WHAT YOU NEED TO DO: Return, exactly as written, every line from the first line of the data below through the line that contains "const values12h = [0.268, 0.345, 0.435, 0.483];".

DATA EXTRACT:
::::

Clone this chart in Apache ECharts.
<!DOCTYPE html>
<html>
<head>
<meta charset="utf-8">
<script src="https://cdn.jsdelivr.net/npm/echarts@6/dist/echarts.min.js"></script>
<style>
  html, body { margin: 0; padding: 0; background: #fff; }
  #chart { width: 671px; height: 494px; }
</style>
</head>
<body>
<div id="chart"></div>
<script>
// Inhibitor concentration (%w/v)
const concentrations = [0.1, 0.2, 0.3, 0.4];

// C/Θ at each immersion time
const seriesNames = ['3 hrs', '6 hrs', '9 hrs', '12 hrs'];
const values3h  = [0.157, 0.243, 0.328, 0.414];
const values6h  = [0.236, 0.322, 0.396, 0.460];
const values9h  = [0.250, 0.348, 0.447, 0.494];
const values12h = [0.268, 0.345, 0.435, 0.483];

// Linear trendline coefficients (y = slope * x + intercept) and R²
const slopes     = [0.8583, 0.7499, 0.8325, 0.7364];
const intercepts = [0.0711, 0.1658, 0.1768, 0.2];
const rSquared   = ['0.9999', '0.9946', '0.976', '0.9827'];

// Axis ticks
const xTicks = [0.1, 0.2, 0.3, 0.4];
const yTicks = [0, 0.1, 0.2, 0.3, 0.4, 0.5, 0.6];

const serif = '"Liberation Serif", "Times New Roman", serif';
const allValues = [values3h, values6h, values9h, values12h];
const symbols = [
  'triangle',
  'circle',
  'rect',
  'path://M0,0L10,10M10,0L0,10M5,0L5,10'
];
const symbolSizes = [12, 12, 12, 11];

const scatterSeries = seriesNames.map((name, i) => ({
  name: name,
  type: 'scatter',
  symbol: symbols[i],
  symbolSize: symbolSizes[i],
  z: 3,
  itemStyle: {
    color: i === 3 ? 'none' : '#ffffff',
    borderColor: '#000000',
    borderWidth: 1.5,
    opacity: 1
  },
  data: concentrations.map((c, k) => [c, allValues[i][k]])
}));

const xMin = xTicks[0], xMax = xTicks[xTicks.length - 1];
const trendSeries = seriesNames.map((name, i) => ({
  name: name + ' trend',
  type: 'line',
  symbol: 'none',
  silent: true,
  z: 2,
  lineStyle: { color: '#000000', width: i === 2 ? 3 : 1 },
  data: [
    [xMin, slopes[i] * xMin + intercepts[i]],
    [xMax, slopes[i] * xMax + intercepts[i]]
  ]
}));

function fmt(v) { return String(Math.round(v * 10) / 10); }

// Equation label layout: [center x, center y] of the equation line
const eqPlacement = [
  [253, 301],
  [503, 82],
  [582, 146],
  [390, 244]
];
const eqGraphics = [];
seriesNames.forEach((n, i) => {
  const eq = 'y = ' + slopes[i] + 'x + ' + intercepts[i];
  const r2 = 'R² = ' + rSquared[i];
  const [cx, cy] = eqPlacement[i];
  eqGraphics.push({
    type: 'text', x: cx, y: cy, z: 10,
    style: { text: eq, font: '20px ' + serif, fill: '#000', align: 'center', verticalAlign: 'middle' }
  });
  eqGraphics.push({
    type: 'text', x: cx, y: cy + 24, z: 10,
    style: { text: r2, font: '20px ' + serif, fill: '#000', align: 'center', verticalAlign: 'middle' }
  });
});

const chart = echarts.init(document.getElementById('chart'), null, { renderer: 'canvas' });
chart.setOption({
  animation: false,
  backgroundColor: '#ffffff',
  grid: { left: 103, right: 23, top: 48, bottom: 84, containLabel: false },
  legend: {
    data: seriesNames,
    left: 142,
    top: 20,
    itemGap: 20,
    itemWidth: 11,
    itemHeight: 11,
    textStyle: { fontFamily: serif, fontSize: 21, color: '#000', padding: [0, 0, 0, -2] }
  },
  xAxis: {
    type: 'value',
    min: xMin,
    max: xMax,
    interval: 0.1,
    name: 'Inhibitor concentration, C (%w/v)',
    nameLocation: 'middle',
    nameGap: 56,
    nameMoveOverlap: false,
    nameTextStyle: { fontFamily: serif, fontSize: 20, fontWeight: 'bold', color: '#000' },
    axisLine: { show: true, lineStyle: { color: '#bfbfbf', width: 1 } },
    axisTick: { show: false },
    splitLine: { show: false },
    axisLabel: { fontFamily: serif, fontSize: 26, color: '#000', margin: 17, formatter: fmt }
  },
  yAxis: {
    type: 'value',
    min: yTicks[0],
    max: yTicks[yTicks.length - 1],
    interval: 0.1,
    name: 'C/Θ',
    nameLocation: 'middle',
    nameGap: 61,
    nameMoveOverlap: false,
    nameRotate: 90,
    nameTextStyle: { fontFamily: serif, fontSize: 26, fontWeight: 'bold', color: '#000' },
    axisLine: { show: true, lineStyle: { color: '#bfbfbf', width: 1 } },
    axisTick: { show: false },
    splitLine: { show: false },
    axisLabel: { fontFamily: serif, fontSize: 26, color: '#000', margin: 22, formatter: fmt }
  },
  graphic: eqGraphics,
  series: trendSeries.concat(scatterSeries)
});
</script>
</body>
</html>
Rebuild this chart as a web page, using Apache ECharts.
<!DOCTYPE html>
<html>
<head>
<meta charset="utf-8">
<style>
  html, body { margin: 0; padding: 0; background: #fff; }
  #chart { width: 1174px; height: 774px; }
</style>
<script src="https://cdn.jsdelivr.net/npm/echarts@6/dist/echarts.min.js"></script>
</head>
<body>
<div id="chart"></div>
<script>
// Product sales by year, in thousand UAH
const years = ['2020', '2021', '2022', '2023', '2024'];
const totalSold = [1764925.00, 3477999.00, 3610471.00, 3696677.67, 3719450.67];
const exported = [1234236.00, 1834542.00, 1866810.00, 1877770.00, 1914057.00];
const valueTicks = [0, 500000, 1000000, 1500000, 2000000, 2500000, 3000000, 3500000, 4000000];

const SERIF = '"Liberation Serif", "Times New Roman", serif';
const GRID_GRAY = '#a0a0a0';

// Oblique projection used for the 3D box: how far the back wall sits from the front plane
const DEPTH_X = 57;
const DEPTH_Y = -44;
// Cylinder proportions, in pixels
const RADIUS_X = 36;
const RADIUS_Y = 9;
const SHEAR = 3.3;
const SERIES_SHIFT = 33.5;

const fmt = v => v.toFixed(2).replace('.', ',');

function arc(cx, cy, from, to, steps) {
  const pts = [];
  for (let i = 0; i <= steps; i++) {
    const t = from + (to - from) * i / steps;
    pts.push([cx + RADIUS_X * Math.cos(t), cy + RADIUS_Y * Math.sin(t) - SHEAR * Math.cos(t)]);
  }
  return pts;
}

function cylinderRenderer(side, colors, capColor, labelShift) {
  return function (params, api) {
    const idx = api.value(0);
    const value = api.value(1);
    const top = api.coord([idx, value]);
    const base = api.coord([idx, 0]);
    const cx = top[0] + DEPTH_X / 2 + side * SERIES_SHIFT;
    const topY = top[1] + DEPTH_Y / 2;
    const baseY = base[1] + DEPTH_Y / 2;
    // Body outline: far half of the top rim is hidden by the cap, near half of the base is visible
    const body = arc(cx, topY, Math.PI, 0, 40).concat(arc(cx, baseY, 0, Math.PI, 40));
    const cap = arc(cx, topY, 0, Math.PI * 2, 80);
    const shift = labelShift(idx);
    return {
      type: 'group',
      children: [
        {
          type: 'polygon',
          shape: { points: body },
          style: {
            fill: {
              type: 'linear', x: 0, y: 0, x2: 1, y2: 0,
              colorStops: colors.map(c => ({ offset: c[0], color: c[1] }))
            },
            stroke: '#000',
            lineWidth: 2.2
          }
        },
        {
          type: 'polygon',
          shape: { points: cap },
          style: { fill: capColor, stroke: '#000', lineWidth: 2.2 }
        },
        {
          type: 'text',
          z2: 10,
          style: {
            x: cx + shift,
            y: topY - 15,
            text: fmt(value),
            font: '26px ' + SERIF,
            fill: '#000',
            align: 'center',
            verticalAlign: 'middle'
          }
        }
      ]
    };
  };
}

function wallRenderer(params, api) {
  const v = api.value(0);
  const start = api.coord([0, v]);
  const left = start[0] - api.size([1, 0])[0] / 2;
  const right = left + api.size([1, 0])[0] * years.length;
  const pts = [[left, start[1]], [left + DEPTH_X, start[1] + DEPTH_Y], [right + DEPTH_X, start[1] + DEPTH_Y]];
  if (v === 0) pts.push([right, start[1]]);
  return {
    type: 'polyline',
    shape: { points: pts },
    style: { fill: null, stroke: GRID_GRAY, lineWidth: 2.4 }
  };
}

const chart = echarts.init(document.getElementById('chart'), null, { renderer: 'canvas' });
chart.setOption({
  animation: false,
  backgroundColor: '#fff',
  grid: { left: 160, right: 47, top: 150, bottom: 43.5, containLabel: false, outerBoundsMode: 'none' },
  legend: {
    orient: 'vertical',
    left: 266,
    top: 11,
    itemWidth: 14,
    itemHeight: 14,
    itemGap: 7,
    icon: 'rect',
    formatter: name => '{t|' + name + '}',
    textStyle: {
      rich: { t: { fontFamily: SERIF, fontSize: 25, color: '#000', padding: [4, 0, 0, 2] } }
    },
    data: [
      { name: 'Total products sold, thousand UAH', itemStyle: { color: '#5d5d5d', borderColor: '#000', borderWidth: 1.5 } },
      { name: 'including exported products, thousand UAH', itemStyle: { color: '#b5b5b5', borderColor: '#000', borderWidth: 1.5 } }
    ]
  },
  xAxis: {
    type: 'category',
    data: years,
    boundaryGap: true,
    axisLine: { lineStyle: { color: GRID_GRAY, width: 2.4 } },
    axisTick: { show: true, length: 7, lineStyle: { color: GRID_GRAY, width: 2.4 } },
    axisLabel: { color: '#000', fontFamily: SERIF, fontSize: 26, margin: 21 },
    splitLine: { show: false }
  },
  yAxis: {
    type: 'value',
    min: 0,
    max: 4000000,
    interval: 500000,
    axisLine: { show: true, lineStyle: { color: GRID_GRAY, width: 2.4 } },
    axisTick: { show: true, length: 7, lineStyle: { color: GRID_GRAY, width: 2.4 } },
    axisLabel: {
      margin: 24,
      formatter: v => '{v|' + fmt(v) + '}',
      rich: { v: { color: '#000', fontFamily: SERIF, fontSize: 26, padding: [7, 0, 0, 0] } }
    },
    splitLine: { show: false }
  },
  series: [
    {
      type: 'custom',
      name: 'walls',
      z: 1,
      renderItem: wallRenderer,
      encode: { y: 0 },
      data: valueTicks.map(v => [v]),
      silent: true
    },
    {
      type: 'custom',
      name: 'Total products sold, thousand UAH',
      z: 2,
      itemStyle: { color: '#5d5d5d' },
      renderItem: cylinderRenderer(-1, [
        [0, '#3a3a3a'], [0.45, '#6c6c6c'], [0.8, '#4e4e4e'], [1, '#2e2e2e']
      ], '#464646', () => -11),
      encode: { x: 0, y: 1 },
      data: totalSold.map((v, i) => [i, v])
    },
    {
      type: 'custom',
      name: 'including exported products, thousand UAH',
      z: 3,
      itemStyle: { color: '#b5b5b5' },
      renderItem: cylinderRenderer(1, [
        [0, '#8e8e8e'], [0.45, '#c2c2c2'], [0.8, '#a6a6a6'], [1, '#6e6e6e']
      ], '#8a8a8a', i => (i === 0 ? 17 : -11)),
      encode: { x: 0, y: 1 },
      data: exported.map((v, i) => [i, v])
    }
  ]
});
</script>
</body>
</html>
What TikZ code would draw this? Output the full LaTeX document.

::::

RESPONSE TO THIS EXERCISE:
Clone this chart in Apache ECharts.
<!DOCTYPE html>
<html>
<head>
<meta charset="utf-8">
<script src="https://cdn.jsdelivr.net/npm/echarts@6/dist/echarts.min.js"></script>
<style>
  html, body { margin: 0; padding: 0; background: #fff; }
  #chart { width: 671px; height: 494px; }
</style>
</head>
<body>
<div id="chart"></div>
<script>
// Inhibitor concentration (%w/v)
const concentrations = [0.1, 0.2, 0.3, 0.4];

// C/Θ at each immersion time
const seriesNames = ['3 hrs', '6 hrs', '9 hrs', '12 hrs'];
const values3h  = [0.157, 0.243, 0.328, 0.414];
const values6h  = [0.236, 0.322, 0.396, 0.460];
const values9h  = [0.250, 0.348, 0.447, 0.494];
const values12h = [0.268, 0.345, 0.435, 0.483];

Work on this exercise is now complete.